La question, telle qu'elle est formulée, ne dénonce pas une différence de traitement mais bien le traitement égal de deux catégories d'associés, à savoir ceux qui ont et ceux qui n'ont pas respecté les obligations imposées par la loi du 20 juillet 1991, en tant que ces deux catégories d'associés continuent de bénéficier du régime de la responsabilité limitée.

B.4. Il ressort toutefois de ce qui précède que la situation critiquée n'est pas le fait des dispositions de la loi sur les sociétés commerciales qui sont mentionnées dans la question préjudicielle, mais des dispositions transitoires de la loi du 20 juillet 1991 portant des dispositions sociales et diverses, de sorte qu'il n'y a pas lieu de répondre à la question.

Par ces motifs, la Cour dit pour droit : La question préjudicielle n'appelle pas de réponse.

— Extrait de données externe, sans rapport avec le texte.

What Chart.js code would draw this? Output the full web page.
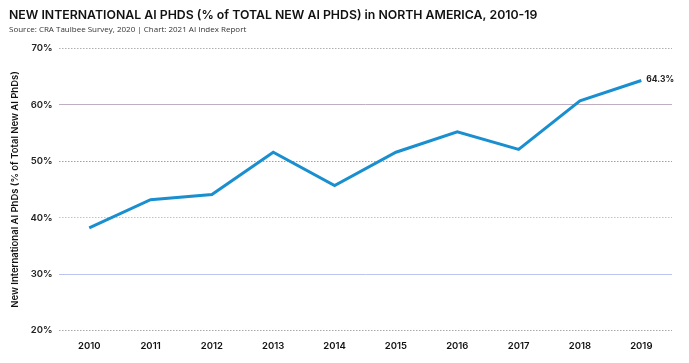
<!DOCTYPE html>
<html>
<head>
<meta charset="utf-8">
<script src="https://cdn.jsdelivr.net/npm/chart.js@4"></script>
<style>
  html, body { margin: 0; padding: 0; background: #fff; }
  #wrap { width: 689px; height: 363px; position: relative; }
</style>
</head>
<body>
<div id="wrap"><canvas id="chart"></canvas></div>
<script>
// data
const years = ["2010", "2011", "2012", "2013", "2014", "2015", "2016", "2017", "2018", "2019"];
const intlShare = [38.2, 43.2, 44.1, 51.6, 45.7, 51.6, 55.2, 52.1, 60.7, 64.3];
const yTicks = [20, 30, 40, 50, 60, 70];

// grid colours per tick value, and which ones are dotted
const gridColors = {
    20: "#a8a8a8", 30: "#bcc3ee", 40: "#dcc37a",
    50: "#b592b3", 60: "#bfaebf", 70: "#b0b0b0"
};
const dottedTicks = [20, 40, 50, 70];

const lastLabel = {
    id: "lastLabel",
    afterDatasetsDraw(chart) {
        const ctx = chart.ctx;
        const meta = chart.getDatasetMeta(0);
        const pt = meta.data[meta.data.length - 1];
        ctx.save();
        ctx.font = "bold 8.5px Inter";
        ctx.fillStyle = "#222";
        ctx.textBaseline = "middle";
        ctx.fillText(intlShare[intlShare.length - 1].toFixed(1) + "%", pt.x + 5, pt.y - 1);
        ctx.restore();
    }
};

const ctx = document.getElementById("chart").getContext("2d");
new Chart(ctx, {
    type: "line",
    data: {
        labels: years,
        datasets: [{
            data: intlShare,
            borderColor: "#1a8fcf",
            borderWidth: 3,
            pointRadius: 0,
            tension: 0,
            fill: false
        }]
    },
    options: {
        responsive: true,
        maintainAspectRatio: false,
        animation: false,
        layout: { padding: { left: 9, right: 17, top: 0, bottom: 9 } },
        plugins: {
            legend: { display: false },
            tooltip: { enabled: false },
            title: {
                display: true,
                align: "start",
                text: "NEW INTERNATIONAL AI PHDS (% of TOTAL NEW AI PHDS) in NORTH AMERICA, 2010-19",
                color: "#111",
                font: { family: "Inter", size: 12.3, weight: "600" },
                padding: { top: 8, bottom: 2 }
            },
            subtitle: {
                display: true,
                align: "start",
                text: "Source: CRA Taulbee Survey, 2020 | Chart: 2021 AI Index Report",
                color: "#333",
                font: { family: "Open Sans", size: 8 },
                padding: { bottom: 14 }
            }
        },
        scales: {
            x: {
                offset: true,
                grid: { display: false },
                border: { display: false },
                ticks: {
                    color: "#111",
                    font: { family: "Inter", size: 9.5, weight: "600" },
                    padding: 2,
                    maxRotation: 0
                }
            },
            y: {
                min: 20,
                max: 70,
                afterBuildTicks(axis) { axis.ticks = yTicks.map(v => ({ value: v })); },
                border: {
                    display: false,
                    dash: c => dottedTicks.includes(c.tick && c.tick.value) ? [1.5, 1.5] : []
                },
                grid: {
                    drawTicks: false,
                    lineWidth: 1,
                    color: c => gridColors[c.tick && c.tick.value] || "#ccc"
                },
                ticks: {
                    color: "#222",
                    font: { family: "Inter", size: 9.5, weight: "600" },
                    padding: 6,
                    callback: v => v + "%"
                },
                title: {
                    display: true,
                    text: "New International AI PhDs (% of Total New AI PhDs)",
                    color: "#111",
                    font: { family: "Inter", size: 9.5, weight: "600" },
                    padding: { top: 0, bottom: 4 }
                }
            }
        }
    },
    plugins: [lastLabel]
});
</script>
</body>
</html>
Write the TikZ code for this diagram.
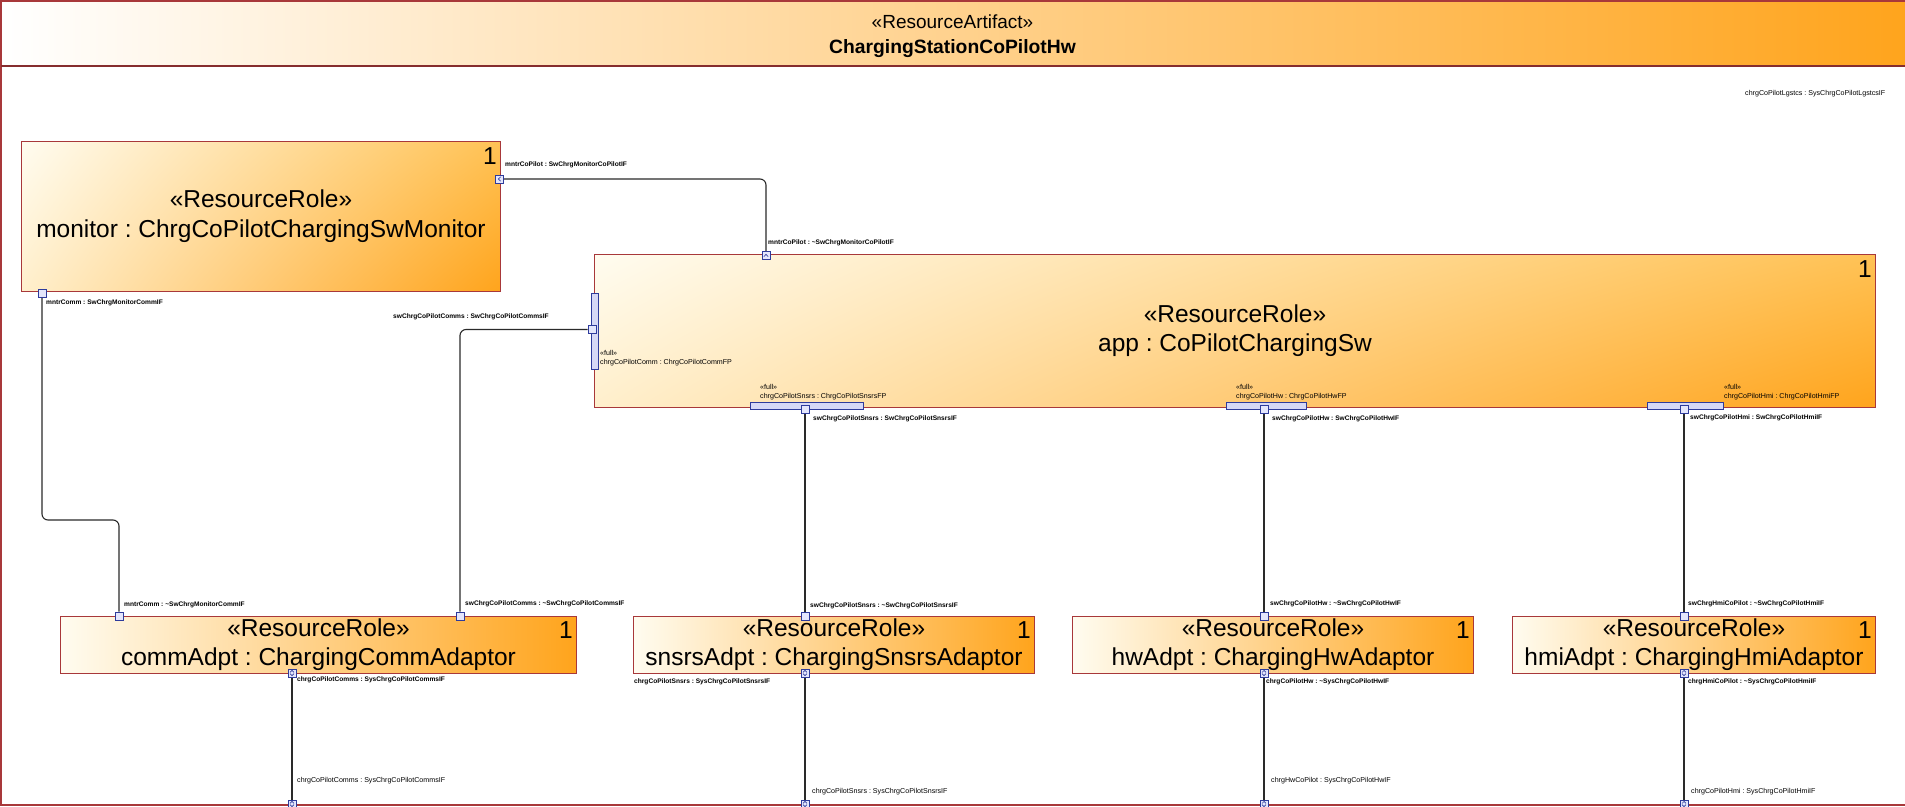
\documentclass[tikz,border=0pt]{standalone}
\usepackage{fontspec}
\setmainfont{Liberation Sans}
\usetikzlibrary{shadings,calc}
\frenchspacing

\definecolor{frameRed}{HTML}{A8383A}
\definecolor{wireGray}{HTML}{2A2A2A}
\definecolor{portBlue}{HTML}{2E3B9C}
\definecolor{portFill}{HTML}{E4E6FC}
\definecolor{barFill}{HTML}{D6D8F6}
\definecolor{creamA}{HTML}{FFFCF0}
\definecolor{creamB}{HTML}{FFEFCC}
\definecolor{orangeA}{HTML}{FFA41C}
\definecolor{orangeB}{HTML}{FFC255}
\definecolor{orangeM}{HTML}{FFE0A8}

\tikzset{
  bigpart/.style={draw=frameRed, line width=1pt, shade,
    shading=bilinear interpolation,
    upper left=creamA, lower left=creamB, upper right=orangeB, lower right=orangeA,
    anchor=north west, inner sep=0pt, align=center,
    font=\fontsize{24.5pt}{30pt}\selectfont},
  smallpart/.style={draw=frameRed, line width=1pt,
    left color=creamA, middle color=orangeM, right color=orangeA,
    anchor=north west, inner sep=0pt, align=center,
    font=\fontsize{24.5pt}{29pt}\selectfont},
  mult/.style={anchor=north east, inner sep=0pt, font=\fontsize{24.5pt}{29pt}\selectfont},
  port/.style={draw=portBlue, fill=portFill, line width=0.9pt, rectangle,
    minimum width=8pt, minimum height=8pt, inner sep=0pt},
  fullbar/.style={draw=portBlue, line width=0.9pt, rectangle, inner sep=0pt,
    fill=barFill},
  wire/.style={draw=wireGray, line width=1.1pt, rounded corners=6pt},
  glyph/.style={draw=portBlue, line width=0.6pt},
  lbl/.style={anchor=west, inner sep=0pt, font=\fontsize{7.1pt}{8pt}\selectfont},
  lblb/.style={anchor=west, inner sep=0pt, font=\fontsize{6.6pt}{8pt}\selectfont\bfseries},
}

\newcommand\udglyph[1]{%
  \draw[glyph] ($(#1)+(-2,-0.6)$) -- ($(#1)+(0,-2.6)$) -- ($(#1)+(2,-0.6)$);
  \draw[glyph] ($(#1)+(-2,0.6)$) -- ($(#1)+(0,2.6)$) -- ($(#1)+(2,0.6)$);}

\begin{document}
\begin{tikzpicture}[x=1pt,y=-1pt]
\useasboundingbox (0,0) rectangle (1905,806);
\clip (0,0) rectangle (1905,806);

% enclosing artifact with its title band
\fill[white] (0,0) rectangle (1905,806);
\shade[left color=white, middle color=orangeM, right color=orangeA] (1,1) rectangle (1912,66);
\draw[frameRed, line width=1.2pt] (1,1) rectangle (1912,805);
\draw[frameRed!80!black, line width=1.2pt] (1,66) -- (1912,66);
\node[inner sep=0pt, font=\fontsize{19pt}{22pt}\selectfont] (artStereo) at (952.5,22) {«ResourceArtifact»};
\node[inner sep=0pt, font=\fontsize{19.3pt}{22pt}\selectfont\bfseries] (artName) at (952.5,49) {ChargingStationCoPilotHw};
\node[lbl] (lgstcsLbl) at (1745,94) {chrgCoPilotLgstcs : SysChrgCoPilotLgstcsIF};

% parts
\node[bigpart, minimum width=479pt, minimum height=150pt] (monitor) at (21,141)
  {«ResourceRole»\\monitor : ChrgCoPilotChargingSwMonitor};
\node[mult] (monitorMult) at ($(monitor.north east)+(-4,6)$) {1};

\node[bigpart, minimum width=1281pt, minimum height=153pt,
  font=\fontsize{24.5pt}{29pt}\selectfont] (app) at (594,254)
  {«ResourceRole»\\app : CoPilotChargingSw};
\node[mult] (appMult) at ($(app.north east)+(-4,6)$) {1};

\node[smallpart, minimum width=516pt, minimum height=57pt] (comm) at (60,616)
  {«ResourceRole»\\commAdpt : ChargingCommAdaptor};
\node[mult] (commMult) at ($(comm.north east)+(-4,5)$) {1};

\node[smallpart, minimum width=401pt, minimum height=57pt] (snsrs) at (633,616)
  {«ResourceRole»\\snsrsAdpt : ChargingSnsrsAdaptor};
\node[mult] (snsrsMult) at ($(snsrs.north east)+(-4,5)$) {1};

\node[smallpart, minimum width=401pt, minimum height=57pt] (hw) at (1072,616)
  {«ResourceRole»\\hwAdpt : ChargingHwAdaptor};
\node[mult] (hwMult) at ($(hw.north east)+(-4,5)$) {1};

\node[smallpart, minimum width=363pt, minimum height=57pt] (hmi) at (1512,616)
  {«ResourceRole»\\hmiAdpt : ChargingHmiAdaptor};
\node[mult] (hmiMult) at ($(hmi.north east)+(-4,5)$) {1};

% full ports of app
\node[fullbar, minimum width=6.5pt, minimum height=76pt] (commBar) at (595,331) {};
\node[fullbar, minimum width=113pt, minimum height=6.5pt] (snsBar) at (806.5,406) {};
\node[fullbar, minimum width=80pt, minimum height=6.5pt] (hwBar) at (1266,406) {};
\node[fullbar, minimum width=76pt, minimum height=6.5pt] (hmiBar) at (1685,406) {};

% ports
\node[port] (monR) at (499.5,179) {};
\node[port] (monB) at (42,293) {};
\node[port] (appT) at (766,255.5) {};
\node[port] (appL) at (592,329.5) {};
\node[port] (snsB) at (805,409.5) {};
\node[port] (hwB) at (1264,409.5) {};
\node[port] (hmiB) at (1684,409.5) {};
\node[port] (commTL) at (119,616) {};
\node[port] (commTR) at (460,616) {};
\node[port] (commB) at (292,673) {};
\node[port] (snsrsT) at (805,616) {};
\node[port] (snsrsB) at (805,673) {};
\node[port] (hwT) at (1264,616) {};
\node[port] (hwBt) at (1264,673) {};
\node[port] (hmiT) at (1684,616) {};
\node[port] (hmiBt) at (1684,673) {};
\node[port] (extA) at (292,804) {};
\node[port] (extB) at (805,804) {};
\node[port] (extC) at (1264,804) {};
\node[port] (extD) at (1684,804) {};
\coordinate (monBend) at (80,520);

% connectors
\draw[wire] (monR) -| (appT);
\draw[wire] (monB) |- (monBend) -| (commTL);
\draw[wire] (appL) -| (commTR);
\draw[wire] (snsB) -- (snsrsT);
\draw[wire] (hwB) -- (hwT);
\draw[wire] (hmiB) -- (hmiT);
\draw[wire] (commB) -- (extA);
\draw[wire] (snsrsB) -- (extB);
\draw[wire] (hwBt) -- (extC);
\draw[wire] (hmiBt) -- (extD);

% redraw ports above the wires
\foreach \p in {monR,monB,appT,appL,snsB,hwB,hmiB,commTL,commTR,commB,snsrsT,snsrsB,hwT,hwBt,hmiT,hmiBt,extA,extB,extC,extD}
  \node[port] at (\p) {};

% port direction glyphs
\draw[glyph] ($(monR)+(1.2,-2.2)$) -- ($(monR)+(-1.2,0)$) -- ($(monR)+(1.2,2.2)$);
\draw[glyph] ($(appT)+(-2.2,1.2)$) -- ($(appT)+(0,-1.2)$) -- ($(appT)+(2.2,1.2)$);
\udglyph{commB}
\udglyph{snsrsB}
\udglyph{hwBt}
\udglyph{hmiBt}
\udglyph{extA}
\udglyph{extB}
\udglyph{extC}
\udglyph{extD}

% port labels
\node[lblb] (lMonR) at (505,165) {mntrCoPilot : SwChrgMonitorCoPilotIF};
\node[lblb] (lMonB) at (46,303) {mntrComm : SwChrgMonitorCommIF};
\node[lblb] (lAppT) at (768,243) {mntrCoPilot : \textasciitilde SwChrgMonitorCoPilotIF};
\node[lblb] (lAppL) at (393,317) {swChrgCoPilotComms : SwChrgCoPilotCommsIF};
\node[lbl] (lCommBarA) at (600,353) {«full»};
\node[lbl] (lCommBarB) at (600,363) {chrgCoPilotComm : ChrgCoPilotCommFP};
\node[lbl] (lSnsBarA) at (760,387) {«full»};
\node[lbl] (lSnsBarB) at (760,397) {chrgCoPilotSnsrs : ChrgCoPilotSnsrsFP};
\node[lblb] (lSnsB) at (813,419) {swChrgCoPilotSnsrs : SwChrgCoPilotSnsrsIF};
\node[lbl] (lHwBarA) at (1236,387) {«full»};
\node[lbl] (lHwBarB) at (1236,397) {chrgCoPilotHw : ChrgCoPilotHwFP};
\node[lblb] (lHwB) at (1272,419) {swChrgCoPilotHw : SwChrgCoPilotHwIF};
\node[lbl] (lHmiBarA) at (1724,387) {«full»};
\node[lbl] (lHmiBarB) at (1724,397) {chrgCoPilotHmi : ChrgCoPilotHmiFP};
\node[lblb] (lHmiB) at (1690,418) {swChrgCoPilotHmi : SwChrgCoPilotHmiIF};

\node[lblb] (lCommTL) at (124,605) {mntrComm : \textasciitilde SwChrgMonitorCommIF};
\node[lblb] (lCommTR) at (465,604) {swChrgCoPilotComms : \textasciitilde SwChrgCoPilotCommsIF};
\node[lblb] (lCommB) at (297,680) {chrgCoPilotComms : SysChrgCoPilotCommsIF};
\node[lbl] (lExtA) at (297,781) {chrgCoPilotComms : SysChrgCoPilotCommsIF};

\node[lblb] (lSnsrsT) at (810,606) {swChrgCoPilotSnsrs : \textasciitilde SwChrgCoPilotSnsrsIF};
\node[lblb] (lSnsrsB) at (634,682) {chrgCoPilotSnsrs : SysChrgCoPilotSnsrsIF};
\node[lbl] (lExtB) at (812,792) {chrgCoPilotSnsrs : SysChrgCoPilotSnsrsIF};

\node[lblb] (lHwT) at (1270,604) {swChrgCoPilotHw : \textasciitilde SwChrgCoPilotHwIF};
\node[lblb] (lHwBt) at (1266,682) {chrgCoPilotHw : \textasciitilde SysChrgCoPilotHwIF};
\node[lbl] (lExtC) at (1271,781) {chrgHwCoPilot : SysChrgCoPilotHwIF};

\node[lblb] (lHmiT) at (1688,604) {swChrgHmiCoPilot : \textasciitilde SwChrgCoPilotHmiIF};
\node[lblb] (lHmiBt) at (1688,682) {chrgHmiCoPilot : \textasciitilde SysChrgCoPilotHmiIF};
\node[lbl] (lExtD) at (1691,792) {chrgCoPilotHmi : SysChrgCoPilotHmiIF};
\end{tikzpicture}
\end{document}
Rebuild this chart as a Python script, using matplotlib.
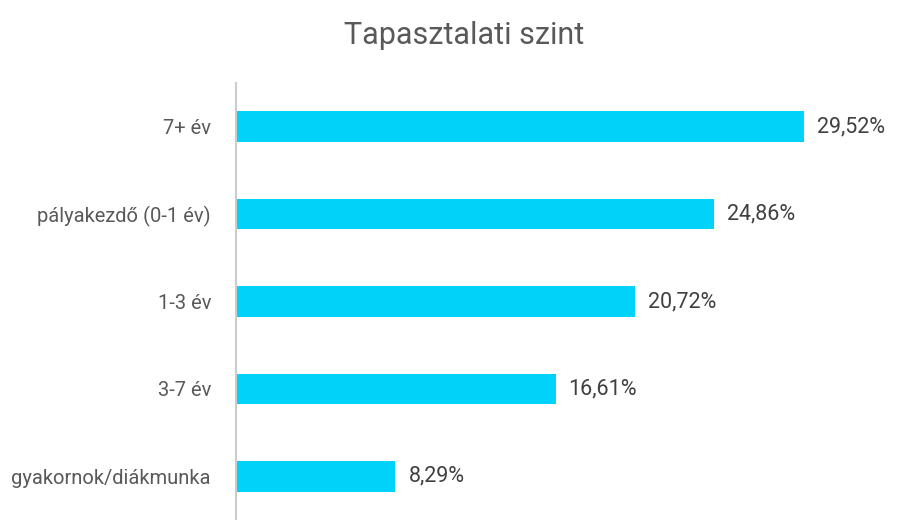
import matplotlib
matplotlib.use("Agg")
import matplotlib.pyplot as plt

categories = ['7+ év', 'pályakezdő (0-1 év)', '1-3 év', '3-7 év', 'gyakornok/diákmunka']
values = [29.52, 24.86, 20.72, 16.61, 8.29]
value_labels = ['29,52%', '24,86%', '20,72%', '16,61%', '8,29%']

plt.rcParams['font.family'] = ['Roboto', 'DejaVu Sans']

fig = plt.figure(figsize=(9.06, 5.2), dpi=100)
ax = fig.add_axes([236 / 906, 0, 670 / 906, 437 / 520])

y = list(range(len(categories)))
ax.barh(y, values, height=0.35, color='#00D2FA')
for yi, v, lab in zip(y, values, value_labels):
    ax.annotate(lab, (v, yi), xytext=(13, 0), textcoords='offset pixels',
                va='center', ha='left', fontsize=15.5, color='#404040')

ax.set_ylim(len(categories) - 0.5, -0.5)
ax.set_xlim(0, 670 / 19.24)
ax.set_yticks(y)
ax.set_yticklabels(categories, fontsize=14.5, color='#595959')
ax.tick_params(axis='y', length=0, pad=18)
ax.set_xticks([])
for s in ['top', 'right', 'bottom']:
    ax.spines[s].set_visible(False)
ax.spines['left'].set_color('#cccccc')
ax.spines['left'].set_linewidth(1.5)

fig.text(464 / 906, 1 - 35 / 520, 'Tapasztalati szint', ha='center', va='center',
         fontsize=22, color='#595959')

fig.savefig('out.png', dpi=100)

Ainsi prononcé en langue néerlandaise et en langue française, conformément à l'article 65 de la loi spéciale du 6 janvier 1989 sur la Cour d'arbitrage, à l'audience publique du 13 mars 2002, par le siège précité, dans lequel le juge E. De Groot est remplacé, pour le prononcé, par le juge L. Lavrysen, conformément à l'article 110 de la même loi.